He terminado esta novela (¿de verdad es una novela, Bibiana?) con muchas ganas de que continuara. Quería seguir ahí, con la narradora. Quería saber más de su madre, más de su carrera de Filología, más de su relación con sus alumnas, del vértigo de hacer lo que hace y ser lo que es viniendo de donde viene. He terminado esta novela deseando que estas yeguas exhaustas de tanto galopar se tomen un descanso, porque lo merecen, y después que me vuelvan a llevar al galope por la continuación de esta historia. Porque el hilo que me ha hecho internarme por este laberinto no se puede acabar tan pronto.

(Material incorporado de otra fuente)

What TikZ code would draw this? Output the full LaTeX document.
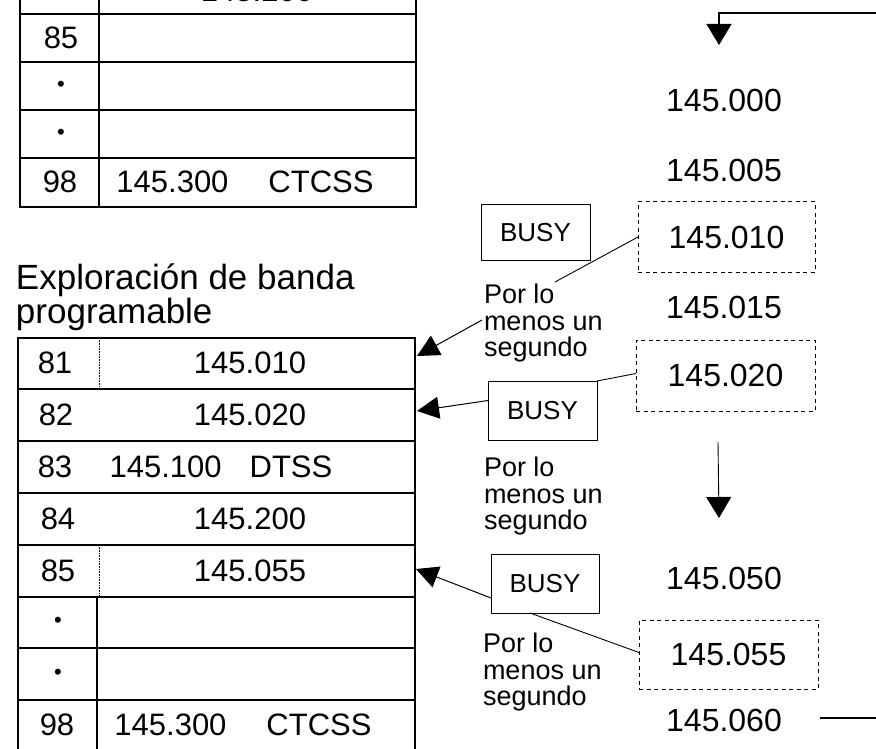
\documentclass[tikz,border=0pt]{standalone}
\usepackage{fontspec}
\setmainfont{Liberation Sans}
\usetikzlibrary{arrows.meta}
\begin{document}
\begin{tikzpicture}[x=1pt,y=-1pt,
  every node/.style={inner sep=0pt, outer sep=0pt},
  tline/.style={line width=1.3pt},
  ttext/.style={font=\fontsize{31}{31}\selectfont},
  bul/.style={font=\fontsize{22}{22}\selectfont},
  freq/.style={font=\fontsize{32}{32}\selectfont},
  dotbox/.style={draw, dash pattern=on 4pt off 3.5pt, line width=1pt, freq},
  busybox/.style={draw, line width=1pt, font=\fontsize{26}{26}\selectfont},
  note/.style={font=\fontsize{27}{26.5}\selectfont, align=left, anchor=north west},
  head/.style={font=\fontsize{35}{26}\selectfont, align=left, anchor=north west},
  lead/.style={line width=0.9pt},
  arr/.style={line width=1pt, -{Triangle[width=22pt,length=22pt]}},
  varr/.style={line width=1.2pt, -{Triangle[width=25pt,length=21pt]}}
]
\useasboundingbox (0,0) rectangle (876,749);

% ---------- top table ----------
\draw[tline] (20,-5) -- (20,207) -- (416,207) -- (416,-5);
\draw[tline] (99,-5) -- (99,207);
\foreach \y in {14,62,110,158} \draw[tline] (20,\y) -- (416,\y);
\node[ttext] (tt200) at (257,-9) {145.200};
\node[ttext] (tt85) at (61,38) {85};
\node[bul] (ttb1) at (61,86) {\textbullet};
\node[bul] (ttb2) at (61,134) {\textbullet};
\node[ttext] (tt98) at (60,182) {98};
\node[ttext] (tt300) at (245,182) {145.300\hspace{40pt}CTCSS};

% ---------- heading ----------
\node[head] (heading) at (16,264) {Exploración de banda\\programable};

% ---------- bottom table ----------
\draw[tline] (18,752) -- (18,338) -- (415,338) -- (415,752);
\foreach \y in {389,441,493,545,597,648,700} \draw[tline] (18,\y) -- (415,\y);
\draw[tline] (97,597) -- (97,752);
\draw[densely dotted, line width=0.6pt] (99,338) -- (99,389) (99,545) -- (99,597);
\node[ttext] (b81n) at (55,363) {81};
\node[ttext] (b81f) at (250,363) {145.010};
\node[ttext] (b82n) at (56,415) {82};
\node[ttext] (b82f) at (250,415) {145.020};
\node[ttext] (b83n) at (55,467) {83};
\node[ttext] (b83f) at (221,467) {145.100\hspace{28pt}DTSS};
\node[ttext] (b84n) at (58,519) {84};
\node[ttext] (b84f) at (250,519) {145.200};
\node[ttext] (b85n) at (58,571) {85};
\node[ttext] (b85f) at (250,571) {145.055};
\node[bul] (bb1) at (58,622) {\textbullet};
\node[bul] (bb2) at (58,674) {\textbullet};
\node[ttext] (b98n) at (57,725) {98};
\node[ttext] (b98f) at (243,725) {145.300\hspace{40pt}CTCSS};

% ---------- right column ----------
\node[freq] (f000) at (724,100) {145.000};
\node[freq] (f005) at (724,170) {145.005};
\node[dotbox, minimum width=177pt, minimum height=70pt] (box1) at (726.5,237) {145.010};
\node[freq] (f015) at (724,307) {145.015};
\node[dotbox, minimum width=179pt, minimum height=71pt] (box2) at (725.5,375.5) {145.020};
\node[freq] (f050) at (724,578) {145.050};
\node[dotbox, minimum width=179pt, minimum height=69pt] (box3) at (728.5,654.5) {145.055};
\node[freq] (f060) at (724,720) {145.060};

% ---------- BUSY boxes ----------
\node[busybox, minimum width=109pt, minimum height=55pt] (busy1) at (535.5,232.5) {BUSY};
\node[busybox, minimum width=109pt, minimum height=59pt] (busy2) at (542.5,410.5) {BUSY};
\node[busybox, minimum width=108pt, minimum height=59pt] (busy3) at (545,583.5) {BUSY};

% ---------- notes ----------
\node[note] (note1) at (484,284) {Por lo\\menos un\\segundo};
\node[note] (note2) at (484,457) {Por lo\\menos un\\segundo};
\node[note] (note3) at (483,633) {Por lo\\menos un\\segundo};

% ---------- connectors ----------
\coordinate (n1t) at (555,282);
\coordinate (n1m) at (482,320);
\coordinate (a1) at (417,356);
\coordinate (a2) at (417,411);
\coordinate (a3) at (416,569);
\coordinate (tin) at (880,13);
\coordinate (tip1) at (719,45);
\coordinate (vtop) at (718,442);
\coordinate (tip2) at (719,518);
\coordinate (eout) at (880,718);

\draw[lead] (box1.west) -- (n1t);
\draw[arr] (n1m) -- (a1);
\draw[lead] ([yshift=2pt]box2.west) -- (busy2.north east);
\draw[arr] ([yshift=10pt]busy2.west) -- (a2);
\draw[lead] ([yshift=2pt]box3.west) -- ([xshift=-15pt]busy3.south);
\draw[arr] ([yshift=-14.5pt]busy3.west) -- (a3);
\draw[varr] (tin) -| (tip1);
\draw[varr, line width=0.9pt] (vtop) -- (tip2);
\draw[lead, line width=1.1pt] ([xshift=38pt,yshift=2pt]f060.east) -- (eout);
\end{tikzpicture}
\end{document}
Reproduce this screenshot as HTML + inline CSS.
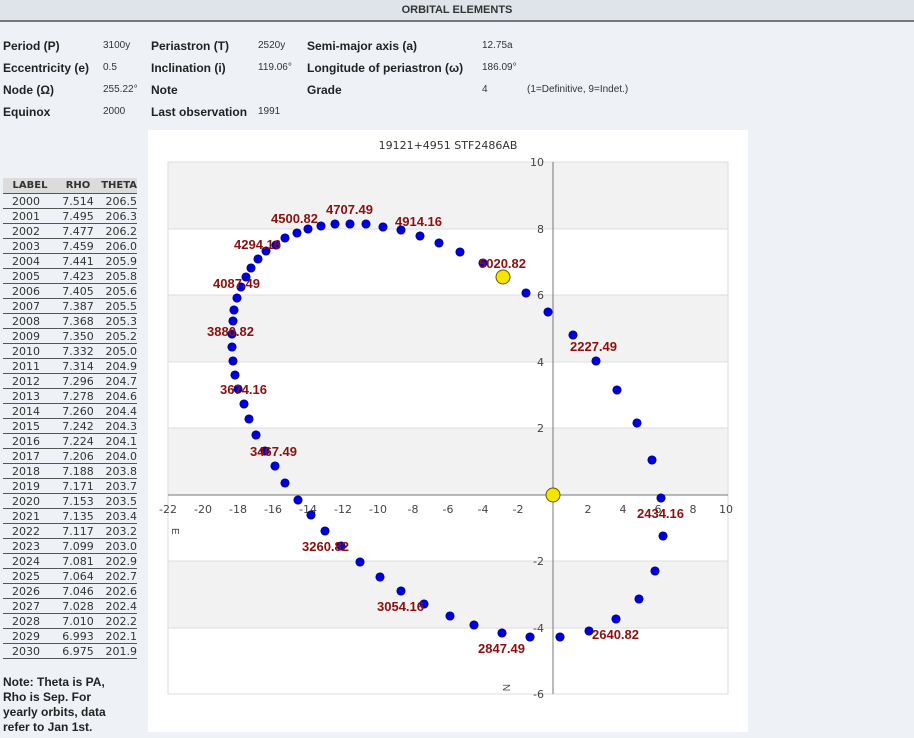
<!DOCTYPE html>
<html><head><meta charset="utf-8"><style>
body{margin:0;width:914px;height:738px;background:#eef2f7;font-family:"Liberation Sans",sans-serif;position:relative;overflow:hidden}
.hdr{position:absolute;left:0;top:0;width:914px;height:20px;background:#dfe4ea;border-bottom:2px solid #777;text-align:center;font-weight:bold;font-size:11px;line-height:20px;color:#333}
.el{position:absolute;font-size:12px;color:#222}
.b{font-weight:bold}
.s{font-size:10px;color:#333}
table{position:absolute;left:3px;top:178px;border-collapse:collapse;font-family:"DejaVu Sans",sans-serif;font-size:11px;color:#333}
td,th{height:14px;padding:0;border-bottom:1px solid #555}
th{background:#dcdcdc;font-size:10px;height:15px}
td:nth-child(1){width:45px;padding-left:9px}
td:nth-child(2){width:42px;text-align:center}
td:nth-child(3){width:38px;text-align:right}
.note{position:absolute;left:3px;top:675px;font-size:12px;font-weight:bold;color:#222;line-height:15px}
</style></head><body>
<div class="hdr">ORBITAL ELEMENTS</div>
<div class="el b" style="left:3px;top:39px">Period (P)</div><div class="el s" style="left:103px;top:40px">3100y</div>
<div class="el b" style="left:151px;top:39px">Periastron (T)</div><div class="el s" style="left:258px;top:40px">2520y</div>
<div class="el b" style="left:307px;top:39px">Semi-major axis (a)</div><div class="el s" style="left:482px;top:40px">12.75a</div>
<div class="el b" style="left:3px;top:61px">Eccentricity (e)</div><div class="el s" style="left:103px;top:62px">0.5</div>
<div class="el b" style="left:151px;top:61px">Inclination (i)</div><div class="el s" style="left:258px;top:62px">119.06°</div>
<div class="el b" style="left:307px;top:61px">Longitude of periastron (ω)</div><div class="el s" style="left:482px;top:62px">186.09°</div>
<div class="el b" style="left:3px;top:83px">Node (Ω)</div><div class="el s" style="left:103px;top:84px">255.22°</div>
<div class="el b" style="left:151px;top:83px">Note</div>
<div class="el b" style="left:307px;top:83px">Grade</div><div class="el s" style="left:482px;top:84px">4</div><div class="el s" style="left:527px;top:84px">(1=Definitive, 9=Indet.)</div>
<div class="el b" style="left:3px;top:105px">Equinox</div><div class="el s" style="left:103px;top:106px">2000</div>
<div class="el b" style="left:151px;top:105px">Last observation</div><div class="el s" style="left:258px;top:106px">1991</div>
<table>
<tr><th>LABEL</th><th>RHO</th><th style="text-align:right">THETA</th></tr>
<tr><td>2000</td><td>7.514</td><td>206.5</td></tr><tr><td>2001</td><td>7.495</td><td>206.3</td></tr><tr><td>2002</td><td>7.477</td><td>206.2</td></tr><tr><td>2003</td><td>7.459</td><td>206.0</td></tr><tr><td>2004</td><td>7.441</td><td>205.9</td></tr><tr><td>2005</td><td>7.423</td><td>205.8</td></tr><tr><td>2006</td><td>7.405</td><td>205.6</td></tr><tr><td>2007</td><td>7.387</td><td>205.5</td></tr><tr><td>2008</td><td>7.368</td><td>205.3</td></tr><tr><td>2009</td><td>7.350</td><td>205.2</td></tr><tr><td>2010</td><td>7.332</td><td>205.0</td></tr><tr><td>2011</td><td>7.314</td><td>204.9</td></tr><tr><td>2012</td><td>7.296</td><td>204.7</td></tr><tr><td>2013</td><td>7.278</td><td>204.6</td></tr><tr><td>2014</td><td>7.260</td><td>204.4</td></tr><tr><td>2015</td><td>7.242</td><td>204.3</td></tr><tr><td>2016</td><td>7.224</td><td>204.1</td></tr><tr><td>2017</td><td>7.206</td><td>204.0</td></tr><tr><td>2018</td><td>7.188</td><td>203.8</td></tr><tr><td>2019</td><td>7.171</td><td>203.7</td></tr><tr><td>2020</td><td>7.153</td><td>203.5</td></tr><tr><td>2021</td><td>7.135</td><td>203.4</td></tr><tr><td>2022</td><td>7.117</td><td>203.2</td></tr><tr><td>2023</td><td>7.099</td><td>203.0</td></tr><tr><td>2024</td><td>7.081</td><td>202.9</td></tr><tr><td>2025</td><td>7.064</td><td>202.7</td></tr><tr><td>2026</td><td>7.046</td><td>202.6</td></tr><tr><td>2027</td><td>7.028</td><td>202.4</td></tr><tr><td>2028</td><td>7.010</td><td>202.2</td></tr><tr><td>2029</td><td>6.993</td><td>202.1</td></tr><tr><td>2030</td><td>6.975</td><td>201.9</td></tr>
</table>
<div class="note">Note: Theta is PA,<br>Rho is Sep. For<br>yearly orbits, data<br>refer to Jan 1st.</div>
<svg style="position:absolute;left:0;top:0" width="914" height="738" font-family="Liberation Sans,sans-serif">
<rect x="148" y="130" width="600" height="602" fill="#fff"/>
<text x="448" y="149" font-size="11" text-anchor="middle" fill="#333" font-family="DejaVu Sans,sans-serif">19121+4951 STF2486AB</text>
<g fill="#f2f2f2"><rect x="168" y="162" width="560" height="67"/><rect x="168" y="295" width="560" height="67"/><rect x="168" y="428" width="560" height="67"/><rect x="168" y="561" width="560" height="67"/></g>
<g stroke="#ddd"><rect x="168" y="162" width="560" height="532" fill="none"/><line x1="168" y1="229" x2="728" y2="229"/><line x1="168" y1="295" x2="728" y2="295"/><line x1="168" y1="362" x2="728" y2="362"/><line x1="168" y1="428" x2="728" y2="428"/><line x1="168" y1="561" x2="728" y2="561"/><line x1="168" y1="628" x2="728" y2="628"/></g>
<g stroke="#777"><line x1="553" y1="162" x2="553" y2="694"/><line x1="168" y1="495" x2="728" y2="495"/></g>
<g font-size="11" fill="#444" font-family="DejaVu Sans,sans-serif" text-anchor="middle">
<text x="168" y="513">-22</text><text x="203" y="513">-20</text><text x="238" y="513">-18</text><text x="273" y="513">-16</text><text x="308" y="513">-14</text><text x="343" y="513">-12</text><text x="378" y="513">-10</text><text x="413" y="513">-8</text><text x="448" y="513">-6</text><text x="483" y="513">-4</text><text x="518" y="513">-2</text><text x="588" y="513">2</text><text x="623" y="513">4</text><text x="658" y="513">6</text><text x="693" y="513">8</text><text x="726" y="513">10</text>
</g>
<g font-size="11" fill="#444" font-family="DejaVu Sans,sans-serif" text-anchor="end">
<text x="544" y="166">10</text><text x="544" y="233">8</text><text x="544" y="299">6</text><text x="544" y="366">4</text><text x="544" y="432">2</text><text x="544" y="565">-2</text><text x="544" y="632">-4</text><text x="544" y="698">-6</text>
</g>
<text x="0" y="0" font-size="10" fill="#444" transform="translate(172,528) rotate(90)">E</text>
<text x="0" y="0" font-size="10" fill="#444" transform="translate(503,684) rotate(90)">N</text>
<g id="d" fill="#0000dd" stroke="#00006a" stroke-width="0.7"></g>
<circle cx="503" cy="277" r="7" fill="#f5e400" stroke="#665500"/>
<circle cx="553" cy="495" r="7" fill="#f5e400" stroke="#665500"/>
<g font-size="13" font-weight="bold" fill="#8b1010">
<text x="271" y="223">4500.82</text><text x="326" y="214">4707.49</text><text x="395" y="226">4914.16</text><text x="234" y="249">4294.16</text><text x="213" y="288">4087.49</text><text x="207" y="336">3880.82</text><text x="220" y="394">3674.16</text><text x="250" y="456">3467.49</text><text x="302" y="551">3260.82</text><text x="377" y="611">3054.16</text><text x="478" y="653">2847.49</text><text x="592" y="639">2640.82</text><text x="637" y="518">2434.16</text><text x="570" y="351">2227.49</text><text x="479" y="268">5020.82</text>
</g>
</svg>
<script>
var p=[[233,321],[234,310],[237,298],[241,287],[246,277],[251,268],[258,259],[266,251],[276,245],[285,238],[297,233],[308,229],[321,226],[335,224],[350,224],[366,224],[383,227],[401,230],[420,236],[439,243],[460,252],[483,263],[526,293],[548,312],[573,335],[596,361],[617,390],[637,423],[652,460],[661,498],[663,536],[655,571],[639,599],[616,619],[589,631],[560,637],[530,637],[502,633],[474,625],[450,616],[424,604],[401,591],[380,577],[360,562],[341,546],[325,531],[311,515],[298,500],[285,483],[275,466],[265,451],[256,435],[249,419],[244,404],[238,389],[235,375],[233,361],[232,347],[232,334]];
var g=document.getElementById('d'),s='';
p.forEach(function(q){s+='<circle cx="'+q[0]+'" cy="'+q[1]+'" r="4.2"/>';});
g.innerHTML=s;
</script>
</body></html>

El laberinto de esta historia está hecho de precariedad y nos cuenta cómo haber nacido entre los de abajo lo determina prácticamente todo en tu vida. Y el hilo que nos guía por él es una historia de maltrato físico y psicológico contra el que la narradora carga con todas las fuerzas de su inseguridad, su ironía y sus ganas de que su historia no esté determinada por la sombra alargada de lo que se supone que puede conseguir.
Es una historia universal y no conozco a nadie de mi generación que no le resuene. Creo que casi todos nos hemos educado, sobre todo los que crecimos en esa cada vez más precaria y engañosa clase media, en la idea de que podríamos conseguir todo aquello que nos propusiéramos. Que bastaba con querer, con esforzarse. Con desearlo muy fuerte y sudar la camiseta. Pero nadie nos habló del impacto de la herencia familiar en nuestra vida. Nadie nos dijo que las expectativas de nuestros padres marcarían tan profundamente nuestro camino, y que lo que ellos no fueran capaces de imaginar nos costaría el doble poder apropiárnoslo como forma de vida. Nadie nos dijo que la meritocracia era un mito. Y cuando abrimos los ojos y nos dimos con el techo de hormigón de nuestras limitaciones heredadas, empezamos a entender la vida de otra manera.
La narradora de esta historia nos habla de su inseguridad, de su incapacidad para aspirar con naturalidad a lograr lo mismo que sus supuestos iguales, de las expectativas capadas por el conformismo endémico aprendido en casa (eso no es para gente como nosotros). Nos habla de la vergüenza que a menudo siente por sus orígenes, una vergüenza no provocada por sus orígenes en sí, sino por el impacto que supone darse cuenta de que esos orígenes la señalan y la aíslan. Nos habla de la incomunicación con los padres que no entienden nada de lo que es y de lo que hace, de la dificultad para moverse en ambientes nuevos con soltura y naturalidad, del síndrome de la impostora (que me ha llevado a leer inmediatamente No lo haré bien, de Emma Vallespinós, benditas lecturas que se ramifican en mi cabeza), un síndrome que a casi ninguna mujer le sonará ajeno y que lleva, por ejemplo, a sonreír con orgullo cuando alguien con poder se apropia de tus ideas en lugar de protestar por la usurpación.
Cada página me ha resonado de formas muy diversas. Por ejemplo, cuando habla de que nosotros somos nuestros más eficaces censores. "La dictadura del miedo a perder el sustento nos hace quedarnos calladitos". Y sigue: "Esa cultura de agachar la cabeza se hereda y yo no podía evitar agacharla como lo hacía mi madre, aunque no me cansara de despotricar contra el sistema laboral en la barra del bar de turno". Cuántas veces nos habrán dicho a mi madre y a mí que por qué no somos más prudentes, que de cara al público hay que cuidar lo que decimos o lo que escribimos en redes, que a ver si vamos a perder clientes y que en realidad somos libreros para vender y ganar dinero y nada más, a ver qué nos vamos a creer, locos imprudentes.
En Yeguas exhaustas hay rabia, hay furia, pero también hay ternura y una atención especial al autocuidado, a tratar de no lastimarse más de lo que ya lastima la vida. Es una literatura coloquial y poética, bella y dolorosa. Una historia que resuena e ilumina.